**SOURCE MATERIAL:**
++++++++

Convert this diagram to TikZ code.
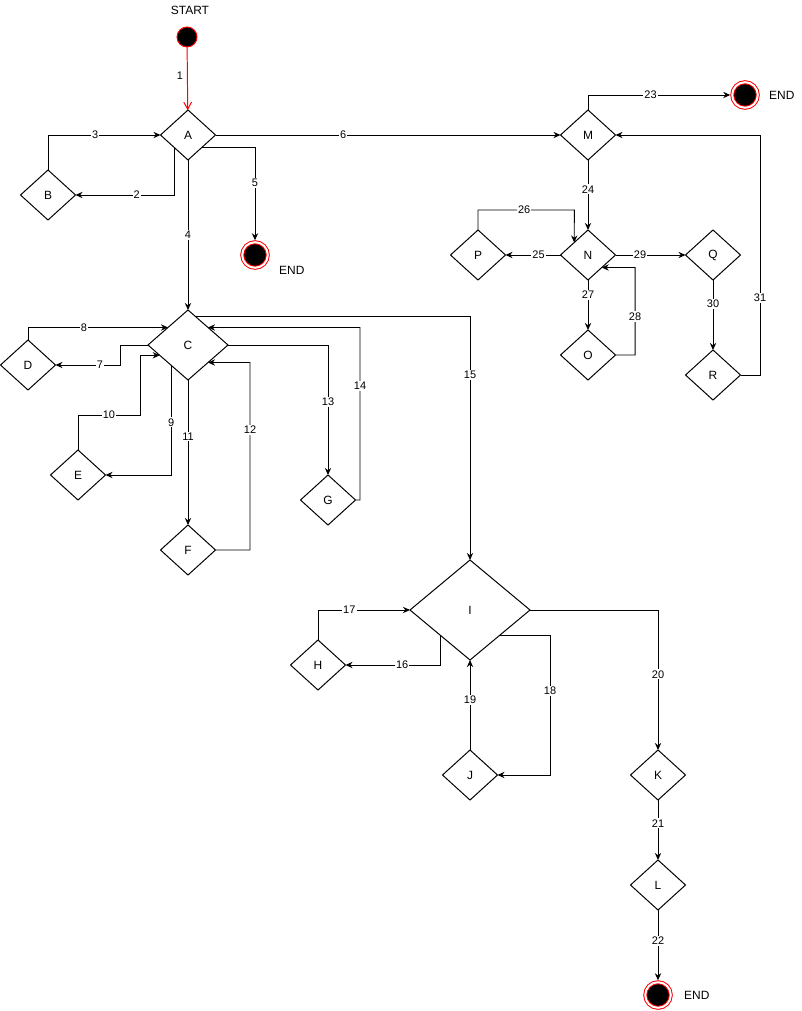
\documentclass[tikz,border=0pt]{standalone}
\usepackage{fontspec}
\setmainfont{Liberation Sans}
\usetikzlibrary{arrows.meta,shapes.geometric}

\begin{document}
\begin{tikzpicture}[x=0.025cm, y=-0.025cm, line width=0.7pt, >={Stealth[length=5pt,width=4.5pt]},
  cond/.style={diamond, draw, inner sep=0pt, outer sep=0pt, minimum width=1.375cm, minimum height=1.25cm, font=\fontsize{8.5}{10}\selectfont},
  startdot/.style={circle, draw=red, fill=black, minimum size=0.5cm, inner sep=0pt},
  enddot/.style={circle, draw=red, double=white, double distance=1.4pt, fill=black, minimum size=0.64cm, inner sep=0pt, outer sep=1.4pt},
  txt/.style={font=\fontsize{8.5}{10}\selectfont},
  lbl/.style={fill=white, inner sep=0.8pt, font=\fontsize{7.8}{9}\selectfont}]
	\useasboundingbox (0,0) rectangle (801,1011);
	% states
	\node[startdot] (start) at (187,37) {};
	\node[txt] (startlbl) at (190,10) {START};
	\node[cond] (A) at (188,135) {A};
	\node[cond] (B) at (48,195) {B};
	\node[enddot] (end1) at (255,255) {};
	\node[txt, anchor=west] (end1lbl) at (274,270) {END};
	\node[cond, minimum width=2cm, minimum height=1.75cm] (C) at (188,345) {C};
	\node[cond] (D) at (28,365) {D};
	\node[cond] (E) at (78,475) {E};
	\node[cond] (F) at (188,550) {F};
	\node[cond] (G) at (328,500) {G};
	\node[cond, minimum width=3cm, minimum height=2.5cm] (I) at (470,610) {I};
	\node[cond] (H) at (318,665) {H};
	\node[cond] (J) at (470,775) {J};
	\node[cond] (K) at (658,775) {K};
	\node[cond] (L) at (658,885) {L};
	\node[enddot] (end3) at (658,995) {};
	\node[txt, anchor=west] (end3lbl) at (679,995) {END};
	\node[cond] (M) at (588,135) {M};
	\node[enddot] (end2) at (745,95) {};
	\node[txt, anchor=west] (end2lbl) at (764,95) {END};
	\node[cond] (N) at (588,255) {N};
	\node[cond] (O) at (588,355) {O};
	\node[cond] (P) at (478,255) {P};
	\node[cond] (Q) at (713,255) {Q};
	\node[cond] (R) at (713,375) {R};
	% transitions
	\draw[red, -{Straight Barb[length=5pt,width=5.5pt]}] (start) -- node[lbl, fill=none, text=black, pos=.45, left=2pt]{1} (A);
	\draw[->] (A.south west) |- node[lbl, pos=.69]{2} (B.east);
	\draw[->] (B.north) |- node[lbl, pos=.71]{3} (A.west);
	\draw[->] (A) -- node[lbl]{4} (C);
	\draw[->] (A.south east) -| node[lbl, pos=.69]{5} (end1);
	\draw[->] (A) -- node[lbl, pos=.37]{6} (M);
	\draw[->] (C.west) -| (120,365) -- node[lbl, pos=.31]{7} (D.east);
	\draw[->] (D.north) |- node[lbl, pos=.7]{8} (C.north west);
	\draw[->] (C.230) |- node[lbl, pos=.26]{9} (E.east);
	\draw[->] (E.north) |- node[lbl, pos=.75]{10} (140,415) |- (C.200);
	\draw[->] (C) -- node[lbl, pos=.39]{11} (F);
	\draw[->] (F.east) -| node[lbl, pos=.82]{12} (250,362.5) -- (C.south east);
	\draw[->] (C.east) -| node[lbl, pos=.72]{13} (G.north);
	\draw[->] (G.east) -| node[lbl, pos=.83]{14} (360,327.5) -- (C.north east);
	\draw[->] (C.75) -| node[lbl, pos=.62]{15} (I.north);
	\draw[->] (I.south west) |- node[lbl, pos=.7]{16} (H.east);
	\draw[->] (H.north) |- node[lbl, pos=.67]{17} (I.west);
	\draw[->] (I.south east) -| node[lbl, pos=.7]{18} (550,775) -- (J.east);
	\draw[->] (J) -- node[lbl, pos=.56]{19} (I);
	\draw[->] (I.east) -| node[lbl, pos=.73]{20} (K.north);
	\draw[->] (K) -- node[lbl, pos=.39]{21} (L);
	\draw[->] (L) -- node[lbl, pos=.44]{22} (end3);
	\draw[->] (M.north) |- node[lbl, pos=.72]{23} (end2.west);
	\draw[->] (M) -- node[lbl, pos=.42]{24} (N);
	\draw[->] (N) -- node[lbl, pos=.4]{25} (P);
	\draw[->] (P.north) |- node[lbl, pos=.74]{26} (574.25,210) -- (N.north west);
	\draw[->] (N) -- node[lbl, pos=.3]{27} (O);
	\draw[->] (O.east) -| node[lbl, pos=.72]{28} (635,267.5) -- (N.south east);
	\draw[->] (N) -- node[lbl, pos=.35]{29} (Q);
	\draw[->] (Q) -- node[lbl, pos=.34]{30} (R);
	\draw[->] (R.east) -| node[lbl, pos=.66]{31} (760,135) -- (M.east);
\end{tikzpicture}
\end{document}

++++++++

**WORK TO DO:**
Copy the data character for character, but drop all pictures from the copy.

**THE SOLUTION:**
Convert this diagram to TikZ code.
\documentclass[tikz,border=0pt]{standalone}
\usepackage{fontspec}
\setmainfont{Liberation Sans}
\usetikzlibrary{arrows.meta,shapes.geometric}

\begin{document}
\begin{tikzpicture}[x=0.025cm, y=-0.025cm, line width=0.7pt, >={Stealth[length=5pt,width=4.5pt]},
  cond/.style={diamond, draw, inner sep=0pt, outer sep=0pt, minimum width=1.375cm, minimum height=1.25cm, font=\fontsize{8.5}{10}\selectfont},
  startdot/.style={circle, draw=red, fill=black, minimum size=0.5cm, inner sep=0pt},
  enddot/.style={circle, draw=red, double=white, double distance=1.4pt, fill=black, minimum size=0.64cm, inner sep=0pt, outer sep=1.4pt},
  txt/.style={font=\fontsize{8.5}{10}\selectfont},
  lbl/.style={fill=white, inner sep=0.8pt, font=\fontsize{7.8}{9}\selectfont}]
	\useasboundingbox (0,0) rectangle (801,1011);
	% states
	\node[startdot] (start) at (187,37) {};
	\node[txt] (startlbl) at (190,10) {START};
	\node[cond] (A) at (188,135) {A};
	\node[cond] (B) at (48,195) {B};
	\node[enddot] (end1) at (255,255) {};
	\node[txt, anchor=west] (end1lbl) at (274,270) {END};
	\node[cond, minimum width=2cm, minimum height=1.75cm] (C) at (188,345) {C};
	\node[cond] (D) at (28,365) {D};
	\node[cond] (E) at (78,475) {E};
	\node[cond] (F) at (188,550) {F};
	\node[cond] (G) at (328,500) {G};
	\node[cond, minimum width=3cm, minimum height=2.5cm] (I) at (470,610) {I};
	\node[cond] (H) at (318,665) {H};
	\node[cond] (J) at (470,775) {J};
	\node[cond] (K) at (658,775) {K};
	\node[cond] (L) at (658,885) {L};
	\node[enddot] (end3) at (658,995) {};
	\node[txt, anchor=west] (end3lbl) at (679,995) {END};
	\node[cond] (M) at (588,135) {M};
	\node[enddot] (end2) at (745,95) {};
	\node[txt, anchor=west] (end2lbl) at (764,95) {END};
	\node[cond] (N) at (588,255) {N};
	\node[cond] (O) at (588,355) {O};
	\node[cond] (P) at (478,255) {P};
	\node[cond] (Q) at (713,255) {Q};
	\node[cond] (R) at (713,375) {R};
	% transitions
	\draw[red, -{Straight Barb[length=5pt,width=5.5pt]}] (start) -- node[lbl, fill=none, text=black, pos=.45, left=2pt]{1} (A);
	\draw[->] (A.south west) |- node[lbl, pos=.69]{2} (B.east);
	\draw[->] (B.north) |- node[lbl, pos=.71]{3} (A.west);
	\draw[->] (A) -- node[lbl]{4} (C);
	\draw[->] (A.south east) -| node[lbl, pos=.69]{5} (end1);
	\draw[->] (A) -- node[lbl, pos=.37]{6} (M);
	\draw[->] (C.west) -| (120,365) -- node[lbl, pos=.31]{7} (D.east);
	\draw[->] (D.north) |- node[lbl, pos=.7]{8} (C.north west);
	\draw[->] (C.230) |- node[lbl, pos=.26]{9} (E.east);
	\draw[->] (E.north) |- node[lbl, pos=.75]{10} (140,415) |- (C.200);
	\draw[->] (C) -- node[lbl, pos=.39]{11} (F);
	\draw[->] (F.east) -| node[lbl, pos=.82]{12} (250,362.5) -- (C.south east);
	\draw[->] (C.east) -| node[lbl, pos=.72]{13} (G.north);
	\draw[->] (G.east) -| node[lbl, pos=.83]{14} (360,327.5) -- (C.north east);
	\draw[->] (C.75) -| node[lbl, pos=.62]{15} (I.north);
	\draw[->] (I.south west) |- node[lbl, pos=.7]{16} (H.east);
	\draw[->] (H.north) |- node[lbl, pos=.67]{17} (I.west);
	\draw[->] (I.south east) -| node[lbl, pos=.7]{18} (550,775) -- (J.east);
	\draw[->] (J) -- node[lbl, pos=.56]{19} (I);
	\draw[->] (I.east) -| node[lbl, pos=.73]{20} (K.north);
	\draw[->] (K) -- node[lbl, pos=.39]{21} (L);
	\draw[->] (L) -- node[lbl, pos=.44]{22} (end3);
	\draw[->] (M.north) |- node[lbl, pos=.72]{23} (end2.west);
	\draw[->] (M) -- node[lbl, pos=.42]{24} (N);
	\draw[->] (N) -- node[lbl, pos=.4]{25} (P);
	\draw[->] (P.north) |- node[lbl, pos=.74]{26} (574.25,210) -- (N.north west);
	\draw[->] (N) -- node[lbl, pos=.3]{27} (O);
	\draw[->] (O.east) -| node[lbl, pos=.72]{28} (635,267.5) -- (N.south east);
	\draw[->] (N) -- node[lbl, pos=.35]{29} (Q);
	\draw[->] (Q) -- node[lbl, pos=.34]{30} (R);
	\draw[->] (R.east) -| node[lbl, pos=.66]{31} (760,135) -- (M.east);
\end{tikzpicture}
\end{document}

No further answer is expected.